Walking is possibly the most underrated types of exercise. Why? Getting your steps up may not seem like it’s having an effect, but walking for a long distance not only burns calories, but it can also increase your stamina and endurance, leading to a healthier body overall. Don’t believe us? Here, the best experts reveal just how walking for miles could give your health goals the boost they need.
Improve your stamina and your mood
Much like a spin class on the weekend or pre-work run, there are many benefits to walking. Sure, the intensity level is lower but, make no mistake, it shouldn’t be underestimated as a legitimate form of exercise. What’s more, walking out in the fresh air is good for mental wellbeing, too.
“Being outside has a positive effect on our mood and can leave us with a sense of calmness and clarity,” says Monique Eastwood, celebrity personal trainer and founder of Eastwood Fit . “If we stride out at a good pace, we can also build good stamina and endurance in the cardiovascular system therefore creating a fitter, healthier body. Our muscles and bones are also being challenged by the distance, terrain and stride, leading to more musculoskeletal endurance and strength.”
Long-distance walking workouts
With long-distance walking providing a bucket-load of benefits, how long does it take to build up our cardiovascular fitness? According to personal trainer and founder of Breathe Fitness Anthony Mayatt, not long at all: “The great thing about [walking] being free and low-impact is that we can do it anytime, and doesn’t require a long preparation unless you’re hill walking or hiking up a mountain.”
To ensure we build up stamina gradually – and don’t encounter any niggles along the way – Monique says it’s a good idea to add a little more challenge every time you go for a walk: “Each week, you could add in a few extra miles or change your terrain and pace to challenge your body more to build endurance and stamina, so that gradually over time you’re walking faster and further.”
Walking workouts and HIIT
Indeed, there are other forms of exercises to boost your stamina that are yours for the taking. Monique’s top recommendation to improve your gait (how you walk), strength and stamina is high intensity interval training. “HIIT will encourage greater demands on your cardiovascular system. Adding in bodyweight and balance moves, as well as using weights, will build strength in your core and leg muscles to assist you to walk longer distances and to help to maintain good tracking with the knee and ankle.”

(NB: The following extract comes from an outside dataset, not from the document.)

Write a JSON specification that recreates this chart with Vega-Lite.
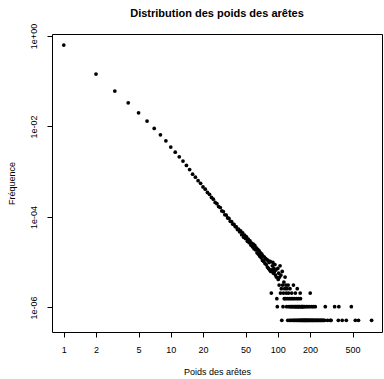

Anthony agrees, noting that you can easily fit this interval style of training into your daily strolls. “Try running for one minute and walking for three minutes – and do this a few times. Your heart rate will rise quicker, but over time, will help your endurance for long distance activity.”
Try mindful walking
Whether you’re increasing your walking stamina for six miles or 26 miles, Monique recommends opting for a mindful approach when you start. “Walk a distance that will challenge you and notice how you feel afterwards. What areas feel overworked, tight or painful? Build your plan around that, add in balance, stretch, strength training and HIIT to challenge your muscles, bones and cardio fitness.”
Make your walks sociable
Embarking on a long-distance walk is akin to lacing up your trainers for a run, so it’s important to get a few other factors in place first, such as good footwear and potential snacks. And, like with any fitness challenge, buddying up will make it more fun. “The UK is full of walking groups where you can select distances and difficulty levels so you can gradually build up your endurance for walking over time in a social setting,” says Anthony.
Go the distance
Want to increase the distances you cover during your walking workouts? “I would aim to do two to three walks a week and build up your distance each time to the point of reaching marathon distance, adding a couple of miles each week,” Anthony suggests. Ready to march that marathon? You’ve got this!